**Exercise prompt:** Repeat exactly the lines running from the first line of the data to the line containing "CartesianGrid, Legend, LabelList", both ends included, and nothing else; drop the pictures.

**Dataset extract:**
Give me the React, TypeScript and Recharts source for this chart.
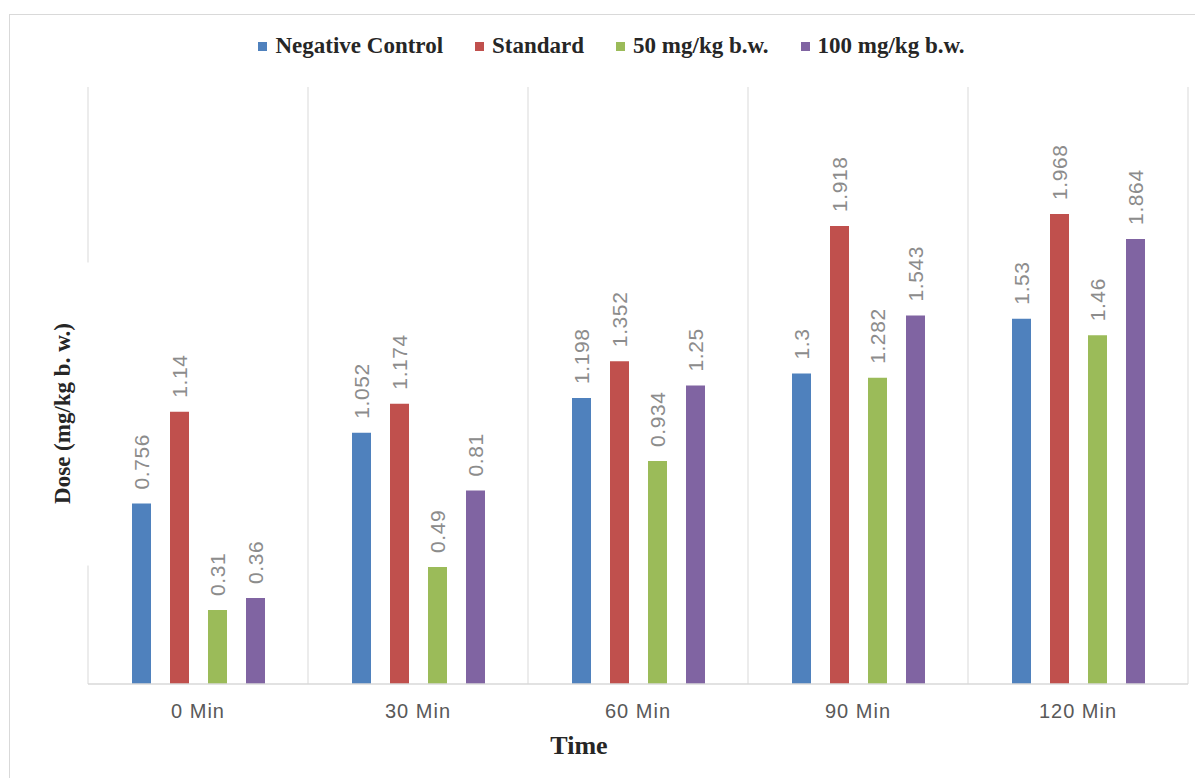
import { BarChart, Bar, XAxis, YAxis, CartesianGrid, Legend, LabelList } from "recharts";

const categories = ["0 Min", "30 Min", "60 Min", "90 Min", "120 Min"];
const negativeControl = [0.756, 1.052, 1.198, 1.3, 1.53];
const standard = [1.14, 1.174, 1.352, 1.918, 1.968];
const dose50 = [0.31, 0.49, 0.934, 1.282, 1.46];
const dose100 = [0.36, 0.81, 1.25, 1.543, 1.864];

const seriesKeys = ["neg", "std", "d50", "d100"];
const seriesNames = ["Negative Control", "Standard", "50 mg/kg b.w.", "100 mg/kg b.w."];
const seriesColors = ["#4F81BD", "#C0504D", "#9BBB59", "#8064A2"];
const seriesValues = [negativeControl, standard, dose50, dose100];

const data = categories.map((name, i) => {
  const row: Record<string, string | number> = { name };
  seriesKeys.forEach((k, s) => (row[k] = seriesValues[s][i]));
  return row;
});

const SERIF = "'Liberation Serif', 'Times New Roman', serif";
const SANS = "'Liberation Sans', Arial, sans-serif";

// vertical value label sitting above each bar
const ValueLabel = (props: any) => {
  const { x, y, width, value } = props;
  const cx = x + width / 2;
  const ty = y - 14;
  return (
    <text
      x={cx}
      y={ty}
      dy="0.36em"
      transform={`rotate(-90 ${cx} ${ty})`}
      textAnchor="start"
      fontFamily={SANS}
      fontSize={21}
      letterSpacing={0.6}
      fill="#8c8c8c"
    >
      {value}
    </text>
  );
};

const TimeTick = (props: any) => {
  const { x, y, payload } = props;
  return (
    <text x={x} y={y} dy={34} textAnchor="middle" fontFamily={SANS} fontSize={20} letterSpacing={1} fill="#595959">
      {payload.value}
    </text>
  );
};

const TimeTitle = (props: any) => {
  const vb = props.viewBox;
  return (
    <text
      x={vb.x + vb.width / 2 - 59}
      y={vb.y + 70}
      textAnchor="middle"
      fontFamily={SERIF}
      fontWeight="bold"
      fontSize={26}
      fill="#262626"
    >
      Time
    </text>
  );
};

// the title box is opaque, so it breaks the first grid line
const DoseTitle = (props: any) => {
  const vb = props.viewBox;
  const cx = vb.x + 52;
  const cy = vb.y + vb.height / 2 + 28;
  return (
    <g>
      <rect x={vb.x + 30} y={cy - 151} width={vb.width - 28} height={303} fill="#ffffff" />
      <text
        x={cx}
        y={cy}
        dy="0.33em"
        transform={`rotate(-90 ${cx} ${cy})`}
        textAnchor="middle"
        fontFamily={SERIF}
        fontWeight="bold"
        fontSize={23}
        fill="#262626"
      >
        Dose (mg/kg b. w.)
      </text>
    </g>
  );
};

const LegendBox = () => (
  <div
    style={{
      display: "flex",
      justifyContent: "center",
      alignItems: "center",
      paddingLeft: 18,
      fontFamily: SERIF,
      fontWeight: "bold",
      fontSize: 23,
      lineHeight: "26px",
      color: "#262626",
    }}
  >
    {seriesNames.map((name, i) => (
      <div key={name} style={{ display: "flex", alignItems: "center", marginRight: i < seriesNames.length - 1 ? 32 : 0 }}>
        <span style={{ display: "inline-block", width: 9, height: 9, background: seriesColors[i], marginRight: 8 }} />
        <span>{name}</span>
      </div>
    ))}
  </div>
);

// grid lines on the category boundaries rather than the tick centres
const boundaryLines = ({ offset }: any) =>
  categories.concat("").map((_, i) => offset.left + (i * offset.width) / categories.length);

export default function App() {
  return (
    <div style={{ position: "absolute", left: 0, top: 0, width: 1195, height: 778, overflow: "hidden", background: "#fff" }}>
      <div
        style={{
          position: "absolute",
          left: 9,
          top: 14,
          width: 1200,
          height: 800,
          border: "1px solid #d9d9d9",
          background: "#fff",
        }}
      >
        <BarChart
          width={1185}
          height={760}
          data={data}
          margin={{ top: 72, right: 7, bottom: 31, left: 0 }}
          barSize={19}
          barGap={19}
        >
          <CartesianGrid
            horizontal={false}
            stroke="#d9d9d9"
            strokeWidth={1}
            verticalCoordinatesGenerator={boundaryLines}
          />
          <XAxis
            dataKey="name"
            height={60}
            tickLine={false}
            tickSize={0}
            tickMargin={0}
            axisLine={{ stroke: "#d9d9d9", strokeWidth: 1.5 }}
            tick={<TimeTick />}
            interval={0}
            label={<TimeTitle />}
          />
          <YAxis width={78} domain={[0, 2.5]} tick={false} tickLine={false} axisLine={false} label={<DoseTitle />} />
          <Legend
            verticalAlign="middle"
            align="center"
            content={<LegendBox />}
            wrapperStyle={{ top: 18, left: 0, width: 1185 }}
          />
          {seriesKeys.map((k, i) => (
            <Bar key={k} dataKey={k} name={seriesNames[i]} fill={seriesColors[i]} isAnimationActive={false}>
              <LabelList dataKey={k} content={<ValueLabel />} />
            </Bar>
          ))}
        </BarChart>
      </div>
    </div>
  );
}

**Output for this exercise:**
Give me the React, TypeScript and Recharts source for this chart.
import { BarChart, Bar, XAxis, YAxis, CartesianGrid, Legend, LabelList } from "recharts";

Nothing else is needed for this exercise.